# Will i get better heat output and warmer rooms if i replace rads



## Passport1 (15 Aug 2010)

Hi
Typical semi d house about 20 years old

Last winter the rooms(Particulary the hall and the sitting room) seemed very cold even with the TRV on the rads at highest settings and stat at 20 degreees or set higher - 25 degrees during the really cold spell

The rads themselves would be very hot -so not case of them airlocked

Attic was re-insulated last year to bring it up to 30cm insulation standard or whatever the standard was and boiler for heating was replaced and whole system was flushed out at that time so no air locks in rads and rads heating up well 

The walls are hollow block constuction so cant pump insulatation into  them.  Cant really put external insulation on outside walls as house will look out of place with outjoining house 

If were to put internal isulation - will lose too much space on internal room sizes and cant afford to lose that space of room size

The windows are double glazed 

http://www.askaboutmoney.com/#top Additional Options 
The radiators in most of the rooms are the single radiators - there probably since the house was built 

If i was to replace the rads with newer rads in some/all of the rooms - like the newer double rads would that give better heat output into the rooms  and make the rooms feel hotter/warmer and be more energy efficient or would that be just a waste of money and the current rads are fine 
and its down to the insulation in the walls and also last winter really extreme temps 

Thanks


----------



## DGOBS (16 Aug 2010)

Of course it will output more heat into the room, but you haven't addressed the issue which is heat LOSS, and it will not be more efficient as your are going to use more fuel to heat all the larger rads, have a warmer room with an even greater loss of heat. Your bills will go up


----------



## nediaaa (16 Aug 2010)

you are wasting your time thinking abot the rads. Insulate, insulate, insulate. Where do you live? My brother lives in Dublin and he insulated the outside of his house and the difference was amazing. there are also grants availible thru


----------



## Ash 22 (19 Aug 2010)

We've just changed all the rads in our house which was built about 23 years ago. The heat was not being thrown out into the room although the rads were hot. We were told these newer rads would work better than the old ones so heres hoping. Our rads are heated from a back boiler so a good fire is needed. Presently we're thinking of getting rid of the fire and changing to a stove instead.


----------



## senni (4 Dec 2010)

Im in the exact same boat ... i put this question up a year ago and im still searching for options !!! I cannot insulate from outside for the same reason and i also cannot afford to lose space inside !!!  The other option i was offered and i feel is very dramatic .... is to pull the plaster of the two or three rooms that are cold and check the insulation , then add more insulation and replaster !!!  I cannot afford this option ! 

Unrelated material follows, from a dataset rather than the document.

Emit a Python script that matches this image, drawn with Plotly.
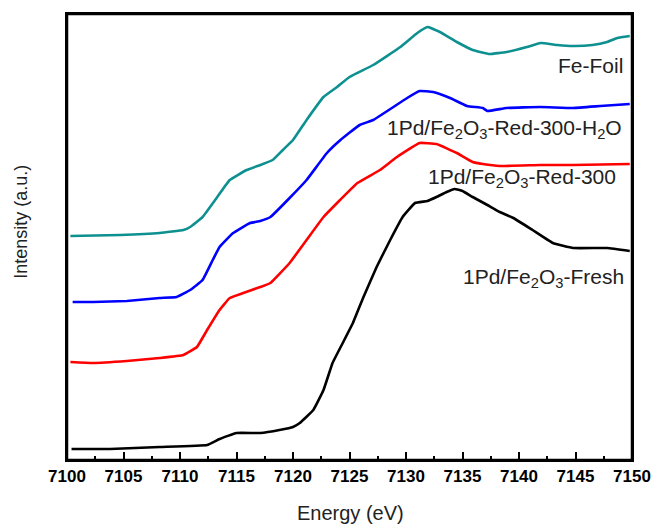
import plotly.graph_objects as go

# Energy (eV) and intensity (a.u., offset-stacked as in the figure)
foil_x = [7100.3, 7104.7, 7108.2, 7110.3, 7110.9, 7112.0, 7113.3, 7114.4, 7115.9, 7117.1, 7118.2, 7119.1,
          7120.0, 7121.2, 7122.7, 7123.9, 7125.0, 7127.1, 7129.5, 7131.0, 7131.9, 7133.0, 7134.5, 7135.9,
          7137.4, 7138.9, 7140.7, 7141.9, 7143.4, 7144.8, 7146.5, 7147.8, 7148.7, 7149.8]
foil_y = [22.4, 22.5, 22.7, 23.0, 23.3, 24.3, 26.3, 28.0, 29.0, 29.5, 30.0, 31.0,
          32.0, 34.0, 36.3, 37.3, 38.3, 39.5, 41.3, 42.7, 43.3, 42.8, 41.8, 41.0,
          40.6, 40.8, 41.3, 41.7, 41.5, 41.4, 41.5, 41.8, 42.2, 42.4]

h2o_x = [7100.5, 7102.3, 7105.3, 7108.2, 7109.7, 7110.9, 7112.0, 7112.9, 7113.5, 7114.7, 7116.2, 7117.1,
         7118.0, 7119.7, 7121.2, 7123.0, 7124.2, 7125.9, 7127.1, 7130.1, 7131.2, 7132.4, 7133.9, 7135.4,
         7136.8, 7137.2, 7138.9, 7141.9, 7144.8, 7147.2, 7149.8]
h2o_y = [15.8, 15.8, 15.9, 16.2, 16.3, 17.0, 18.0, 20.0, 21.3, 22.7, 23.7, 23.9,
         24.3, 26.2, 28.0, 30.7, 32.0, 33.5, 34.0, 36.2, 36.9, 36.8, 36.2, 35.4,
         35.2, 34.9, 35.2, 35.3, 35.2, 35.4, 35.6]

red_x = [7100.3, 7102.3, 7105.3, 7108.2, 7110.3, 7111.5, 7112.4, 7113.5, 7114.4, 7115.6, 7117.1, 7118.0,
         7119.7, 7121.2, 7122.7, 7123.9, 7125.7, 7127.7, 7129.2, 7131.2, 7132.7, 7134.5, 7135.9, 7136.8,
         7138.3, 7141.9, 7144.8, 7149.8]
red_y = [9.8, 9.7, 9.9, 10.2, 10.5, 11.3, 13.0, 15.0, 16.2, 16.7, 17.3, 17.7,
         19.7, 22.0, 24.3, 25.7, 27.7, 29.0, 30.3, 31.7, 31.6, 30.7, 29.8, 29.6,
         29.4, 29.5, 29.5, 29.6]

fresh_x = [7100.4, 7103.8, 7108.2, 7112.4, 7113.5, 7115.0, 7117.1, 7118.8, 7120.0, 7120.6, 7121.8, 7122.7,
           7123.5, 7124.4, 7125.3, 7126.2, 7127.4, 7128.6, 7129.7, 7130.8, 7131.9, 7132.7, 7133.6, 7134.3,
           7135.0, 7135.9, 7137.2, 7138.3, 7139.5, 7141.2, 7143.0, 7144.8, 7147.8, 7149.8]
fresh_y = [1.1, 1.1, 1.3, 1.5, 2.1, 2.7, 2.7, 3.0, 3.3, 3.7, 5.0, 7.0,
           9.7, 11.7, 13.7, 16.2, 19.3, 22.0, 24.3, 25.7, 25.9, 26.3, 26.8, 27.1,
           26.9, 26.3, 25.5, 24.8, 24.2, 23.0, 21.7, 21.2, 21.2, 20.9]

series = [
    ("Fe-Foil", foil_x, foil_y, "#0E9090"),
    ("1Pd/Fe<sub>2</sub>O<sub>3</sub>-Red-300-H<sub>2</sub>O", h2o_x, h2o_y, "#0000FF"),
    ("1Pd/Fe<sub>2</sub>O<sub>3</sub>-Red-300", red_x, red_y, "#FF0000"),
    ("1Pd/Fe<sub>2</sub>O<sub>3</sub>-Fresh", fresh_x, fresh_y, "#000000"),
]

label_x = [7149.4, 7149.3, 7148.8, 7149.5]
label_y = [39.5, 33.1, 28.2, 18.2]

tick_vals = [7100, 7105, 7110, 7115, 7120, 7125, 7130, 7135, 7140, 7145, 7150]

FONT = "Arial, Liberation Sans"

fig = go.Figure()
for name, xs, ys, col in series:
    fig.add_trace(go.Scatter(x=xs, y=ys, mode="lines", name=name,
                             line=dict(color=col, width=2.6, shape="spline", smoothing=0.3)))

for (name, _, _, _), lx, ly in zip(series, label_x, label_y):
    fig.add_annotation(x=lx, y=ly, xref="x", yref="y", text=name, showarrow=False,
                       xanchor="right", yanchor="middle",
                       font=dict(family=FONT, size=21, color="#222222"))

# axis titles
fig.add_annotation(x=0.501, y=-0.119, xref="paper", yref="paper", text="Energy (eV)",
                   showarrow=False, xanchor="center", yanchor="middle",
                   font=dict(family=FONT, size=20, color="#222222"))
fig.add_annotation(x=-0.0816, y=0.534, xref="paper", yref="paper", text="Intensity (a.u.)",
                   showarrow=False, xanchor="center", yanchor="middle", textangle=-90,
                   font=dict(family=FONT, size=18, color="#222222"))

fig.add_shape(type="rect", xref="paper", yref="paper", x0=0, y0=0, x1=1, y1=1,
              line=dict(color="black", width=2.5), layer="above")

fig.update_layout(
    width=654, height=525,
    margin=dict(l=67, r=22, t=14, b=65),
    paper_bgcolor="white", plot_bgcolor="white",
    showlegend=False,
    font=dict(family=FONT, color="black"),
)
fig.update_xaxes(
    range=[7100, 7150], tickvals=tick_vals, ticktext=[str(v) for v in tick_vals],
    ticks="inside", ticklen=8, tickwidth=2, tickcolor="black",
    minor=dict(ticks="inside", dtick=2.5, tick0=7100, ticklen=4, tickwidth=2, tickcolor="black"),
    showline=True, linecolor="black", linewidth=2, mirror=True,
    showgrid=False, zeroline=False, automargin=False,
    tickfont=dict(family=FONT, size=17, color="black", weight="bold"),
)
fig.update_yaxes(
    range=[0, 44.6], showticklabels=False, ticks="",
    showline=True, linecolor="black", linewidth=2, mirror=True,
    showgrid=False, zeroline=False, automargin=False,
)

# remove the page's default 8px body margin so the figure sits at the window origin
fig.write_html("out.html",
               config={"displayModeBar": False},
               post_script="document.body.style.margin='0';document.body.style.overflow='hidden';")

So ... IM STILL SEARCHING FOR THE ANSWER ?????????  I hope you get an option and if you do ..please tell me !!!...thanks  Senni.


----------



## newirishman (4 Dec 2010)

Insulate fom the outside. Why would you care if it looks "out of place" - and I can tell you that it looks less out of place as you might think.


(And I have to add this:  )


----------



## bstop (4 Dec 2010)

Try turning up your boiler stat. This will make your rads hotter and increase their output when the weather is very cold. You can reduce the boiler stat when the weather is milder.


----------



## Gordanus (21 Dec 2010)

newirishman said:


> Insulate fom the outside. Why would you care if it looks "out of place" - and I can tell you that it looks less out of place as you might think.

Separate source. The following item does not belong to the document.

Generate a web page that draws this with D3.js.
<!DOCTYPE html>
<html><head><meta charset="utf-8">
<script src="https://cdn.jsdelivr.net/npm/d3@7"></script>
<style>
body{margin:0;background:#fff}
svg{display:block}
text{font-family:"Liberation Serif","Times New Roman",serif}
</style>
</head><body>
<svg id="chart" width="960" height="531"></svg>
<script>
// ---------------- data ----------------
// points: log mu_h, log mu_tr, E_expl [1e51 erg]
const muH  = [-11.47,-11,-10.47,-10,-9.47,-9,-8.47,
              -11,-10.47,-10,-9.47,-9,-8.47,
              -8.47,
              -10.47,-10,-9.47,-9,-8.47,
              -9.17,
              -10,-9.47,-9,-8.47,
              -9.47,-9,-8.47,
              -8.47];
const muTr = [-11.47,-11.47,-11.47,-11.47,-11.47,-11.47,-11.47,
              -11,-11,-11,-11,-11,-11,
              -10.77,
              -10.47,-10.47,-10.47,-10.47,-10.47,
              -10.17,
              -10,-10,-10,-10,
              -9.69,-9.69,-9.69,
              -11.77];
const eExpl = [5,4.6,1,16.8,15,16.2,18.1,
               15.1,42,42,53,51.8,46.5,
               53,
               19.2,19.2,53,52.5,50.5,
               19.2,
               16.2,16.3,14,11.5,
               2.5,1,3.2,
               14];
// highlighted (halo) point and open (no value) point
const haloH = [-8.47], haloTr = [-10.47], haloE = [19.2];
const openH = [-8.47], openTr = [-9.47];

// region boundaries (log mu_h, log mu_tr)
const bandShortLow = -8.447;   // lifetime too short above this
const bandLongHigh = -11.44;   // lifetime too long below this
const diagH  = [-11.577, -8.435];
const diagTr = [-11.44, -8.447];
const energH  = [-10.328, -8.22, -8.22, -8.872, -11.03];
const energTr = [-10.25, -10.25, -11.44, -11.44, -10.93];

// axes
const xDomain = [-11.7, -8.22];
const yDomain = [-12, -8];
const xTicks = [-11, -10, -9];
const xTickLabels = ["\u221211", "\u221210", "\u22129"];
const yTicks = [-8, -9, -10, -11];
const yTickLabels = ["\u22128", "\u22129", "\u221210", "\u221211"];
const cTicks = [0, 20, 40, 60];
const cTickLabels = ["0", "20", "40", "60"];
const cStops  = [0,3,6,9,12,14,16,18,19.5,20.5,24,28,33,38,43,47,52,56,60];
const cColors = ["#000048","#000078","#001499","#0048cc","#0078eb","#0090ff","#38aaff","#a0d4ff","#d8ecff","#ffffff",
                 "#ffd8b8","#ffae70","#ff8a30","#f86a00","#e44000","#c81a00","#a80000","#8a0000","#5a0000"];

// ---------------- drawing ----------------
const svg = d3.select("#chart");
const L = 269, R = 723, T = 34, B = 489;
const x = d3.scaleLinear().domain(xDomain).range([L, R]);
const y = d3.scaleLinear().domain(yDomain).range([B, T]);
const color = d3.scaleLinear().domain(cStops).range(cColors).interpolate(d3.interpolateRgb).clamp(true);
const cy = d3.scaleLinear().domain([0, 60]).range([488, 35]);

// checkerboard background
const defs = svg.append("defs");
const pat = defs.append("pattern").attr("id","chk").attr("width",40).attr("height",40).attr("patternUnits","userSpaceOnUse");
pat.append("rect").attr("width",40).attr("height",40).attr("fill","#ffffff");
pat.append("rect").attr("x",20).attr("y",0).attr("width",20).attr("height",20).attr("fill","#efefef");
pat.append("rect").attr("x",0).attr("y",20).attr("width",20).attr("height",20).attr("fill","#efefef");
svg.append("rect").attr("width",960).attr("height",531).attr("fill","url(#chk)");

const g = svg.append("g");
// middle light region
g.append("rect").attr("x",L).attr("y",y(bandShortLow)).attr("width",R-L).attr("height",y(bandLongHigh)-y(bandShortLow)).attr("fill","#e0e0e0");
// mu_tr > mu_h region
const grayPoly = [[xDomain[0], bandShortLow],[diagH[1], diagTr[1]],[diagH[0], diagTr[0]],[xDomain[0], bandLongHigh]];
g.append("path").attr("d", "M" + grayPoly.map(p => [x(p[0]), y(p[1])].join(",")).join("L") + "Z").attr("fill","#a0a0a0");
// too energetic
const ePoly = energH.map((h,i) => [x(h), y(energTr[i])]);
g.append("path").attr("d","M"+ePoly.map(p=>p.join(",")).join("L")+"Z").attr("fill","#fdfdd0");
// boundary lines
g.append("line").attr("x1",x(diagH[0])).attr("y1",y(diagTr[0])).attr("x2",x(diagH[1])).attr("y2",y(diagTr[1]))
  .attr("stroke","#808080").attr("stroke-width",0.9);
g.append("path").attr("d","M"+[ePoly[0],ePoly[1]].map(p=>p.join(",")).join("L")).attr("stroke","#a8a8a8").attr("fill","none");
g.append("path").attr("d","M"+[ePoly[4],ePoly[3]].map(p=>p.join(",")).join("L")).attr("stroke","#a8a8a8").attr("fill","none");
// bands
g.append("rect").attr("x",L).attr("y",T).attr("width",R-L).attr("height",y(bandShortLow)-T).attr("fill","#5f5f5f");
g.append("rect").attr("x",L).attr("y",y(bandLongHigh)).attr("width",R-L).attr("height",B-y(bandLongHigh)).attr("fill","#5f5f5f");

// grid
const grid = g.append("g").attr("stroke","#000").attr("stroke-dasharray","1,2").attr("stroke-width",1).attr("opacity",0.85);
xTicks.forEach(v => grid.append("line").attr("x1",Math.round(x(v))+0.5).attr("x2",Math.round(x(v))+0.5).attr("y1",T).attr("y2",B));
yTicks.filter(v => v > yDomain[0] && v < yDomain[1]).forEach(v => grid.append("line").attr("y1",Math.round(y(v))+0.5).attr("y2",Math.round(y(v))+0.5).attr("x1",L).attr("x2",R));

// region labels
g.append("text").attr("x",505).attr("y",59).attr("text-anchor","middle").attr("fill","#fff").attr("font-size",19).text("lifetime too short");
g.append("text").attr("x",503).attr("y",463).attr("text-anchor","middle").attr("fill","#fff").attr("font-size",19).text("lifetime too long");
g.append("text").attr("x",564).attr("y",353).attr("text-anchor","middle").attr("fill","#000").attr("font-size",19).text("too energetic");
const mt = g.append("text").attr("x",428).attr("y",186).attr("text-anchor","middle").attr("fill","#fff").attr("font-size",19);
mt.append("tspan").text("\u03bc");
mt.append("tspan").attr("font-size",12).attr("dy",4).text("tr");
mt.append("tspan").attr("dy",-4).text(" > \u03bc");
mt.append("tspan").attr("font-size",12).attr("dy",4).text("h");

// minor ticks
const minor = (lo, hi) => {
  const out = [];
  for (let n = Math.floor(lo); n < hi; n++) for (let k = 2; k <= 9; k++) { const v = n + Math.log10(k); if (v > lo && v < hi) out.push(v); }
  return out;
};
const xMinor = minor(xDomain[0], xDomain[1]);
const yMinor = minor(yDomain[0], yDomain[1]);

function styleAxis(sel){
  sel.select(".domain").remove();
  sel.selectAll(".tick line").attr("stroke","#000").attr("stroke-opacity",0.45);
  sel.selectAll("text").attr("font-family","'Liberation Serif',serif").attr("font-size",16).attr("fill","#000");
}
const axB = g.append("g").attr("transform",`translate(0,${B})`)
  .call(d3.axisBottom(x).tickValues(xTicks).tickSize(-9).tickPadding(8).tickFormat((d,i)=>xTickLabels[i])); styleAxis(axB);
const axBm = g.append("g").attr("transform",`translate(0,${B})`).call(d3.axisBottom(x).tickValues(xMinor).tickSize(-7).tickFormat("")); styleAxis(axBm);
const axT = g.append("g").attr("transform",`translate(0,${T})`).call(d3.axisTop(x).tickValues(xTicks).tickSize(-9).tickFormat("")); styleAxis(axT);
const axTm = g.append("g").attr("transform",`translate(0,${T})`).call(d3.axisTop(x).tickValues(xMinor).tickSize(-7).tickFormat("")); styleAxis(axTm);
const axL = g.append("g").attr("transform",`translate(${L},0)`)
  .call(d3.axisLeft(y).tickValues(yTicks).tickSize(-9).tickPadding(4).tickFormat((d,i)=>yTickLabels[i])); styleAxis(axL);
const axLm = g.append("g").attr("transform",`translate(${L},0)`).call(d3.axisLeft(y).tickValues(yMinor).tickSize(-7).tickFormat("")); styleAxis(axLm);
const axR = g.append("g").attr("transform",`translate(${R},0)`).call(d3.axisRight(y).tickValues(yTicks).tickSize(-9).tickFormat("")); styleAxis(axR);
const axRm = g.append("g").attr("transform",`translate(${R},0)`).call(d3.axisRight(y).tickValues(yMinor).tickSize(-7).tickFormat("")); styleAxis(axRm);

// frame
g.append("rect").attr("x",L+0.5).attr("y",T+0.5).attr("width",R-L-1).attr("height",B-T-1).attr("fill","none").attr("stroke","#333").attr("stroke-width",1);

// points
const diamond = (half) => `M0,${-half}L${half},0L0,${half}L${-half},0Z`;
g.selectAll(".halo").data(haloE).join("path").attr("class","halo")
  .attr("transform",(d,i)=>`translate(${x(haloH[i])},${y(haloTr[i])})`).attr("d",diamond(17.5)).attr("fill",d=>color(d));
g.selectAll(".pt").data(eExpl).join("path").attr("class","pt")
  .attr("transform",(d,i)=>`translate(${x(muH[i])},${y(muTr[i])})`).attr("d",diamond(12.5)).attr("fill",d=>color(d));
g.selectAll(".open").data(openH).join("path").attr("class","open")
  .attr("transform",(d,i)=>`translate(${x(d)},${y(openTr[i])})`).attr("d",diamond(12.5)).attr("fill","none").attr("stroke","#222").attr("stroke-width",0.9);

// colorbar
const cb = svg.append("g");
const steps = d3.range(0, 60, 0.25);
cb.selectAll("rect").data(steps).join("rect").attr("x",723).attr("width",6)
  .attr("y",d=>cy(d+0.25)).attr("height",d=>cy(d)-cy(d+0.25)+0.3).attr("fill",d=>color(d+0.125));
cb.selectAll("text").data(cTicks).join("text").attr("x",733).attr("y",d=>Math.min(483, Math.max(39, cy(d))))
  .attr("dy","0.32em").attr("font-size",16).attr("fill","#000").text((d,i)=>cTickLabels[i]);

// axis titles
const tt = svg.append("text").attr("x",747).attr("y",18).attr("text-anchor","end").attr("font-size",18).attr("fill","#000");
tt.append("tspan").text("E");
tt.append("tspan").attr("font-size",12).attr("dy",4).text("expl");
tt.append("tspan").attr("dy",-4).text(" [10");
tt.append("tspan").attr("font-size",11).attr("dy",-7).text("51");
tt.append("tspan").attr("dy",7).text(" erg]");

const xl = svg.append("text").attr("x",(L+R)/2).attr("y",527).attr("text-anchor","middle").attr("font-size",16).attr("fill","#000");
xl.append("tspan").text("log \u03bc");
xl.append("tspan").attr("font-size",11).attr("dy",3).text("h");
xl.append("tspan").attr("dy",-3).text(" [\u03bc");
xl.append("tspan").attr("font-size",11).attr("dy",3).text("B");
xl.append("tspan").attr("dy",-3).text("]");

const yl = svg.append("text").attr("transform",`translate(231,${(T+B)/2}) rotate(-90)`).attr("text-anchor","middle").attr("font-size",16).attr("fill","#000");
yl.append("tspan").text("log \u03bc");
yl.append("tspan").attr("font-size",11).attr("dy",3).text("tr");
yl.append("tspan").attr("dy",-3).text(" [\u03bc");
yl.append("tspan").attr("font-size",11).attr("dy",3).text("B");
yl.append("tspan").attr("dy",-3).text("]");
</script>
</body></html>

I do wish the external insulation companies showed more detail on their galleries: does the terraced house stick out from the others in the terrace? did the drainpipe have to be moved? Did the gutter have to be moved?  (See the last house Drogheda [broken link removed])   

It's still awfully expensive - the quote comes out at 11K (including the grant) for me.


----------



## esox (21 Dec 2010)

hey folks,

have you ever heard of a type of radiator which uses the existing radiator pipe work, this type of rad uses a small electric fan to increase usable heat output, with less heat input of similar sized rad. 

search for "Solo radiators" on the net or your local merchants


----------



## Shane007 (8 Jan 2011)

Passport1 said:


> The radiators in most of the rooms are the single radiators - there probably since the house was built
> 
> If i was to replace the rads with newer rads in some/all of the rooms - like the newer double rads would that give better heat output into the rooms and make the rooms feel hotter/warmer and be more energy efficient or would that be just a waste of money and the current rads are fine
> and its down to the insulation in the walls and also last winter really extreme temps
> ...


 
By the sounds of it, your rads are under sized. 
For example and this is approxiamate as each house will differ: 

A bedroom sized 4.0m x 3.0m with ceiling height of 2.6m and a requirement of 1 air change per hour. Design room temp = 21C and design outside temp = -3C. The house is of typical construction and is a bungalow. Say it has a large window of 2.3m x 1.2m high. This room would require a radiator of approx 1,700 watts. A single radiator sized 1.2m wide x 0.5m high will give approx 950 watts of output. (This will differ from manufacturer to manufacturer). So you can see the difference of no matter how much heat you put through that rad, it ain't gonna give you the required output.
Bathrooms require a higher design temp and 3 air changes per hour. Kitchens 2 changes per hour. Living rooms 1.5, etc. So each room should be calculated individually, rads sized accordingly, add variants for northfacing, high ceilings, exposed pipework, system losses, etc.

From this you can add your hot water cylinder load and now you know the required size of your boiler.


----------



## ryan-neil (11 Jan 2011)

If you know the construction you could try the Kermi heat loss calculator. Google it. I found it quick accurate.


----------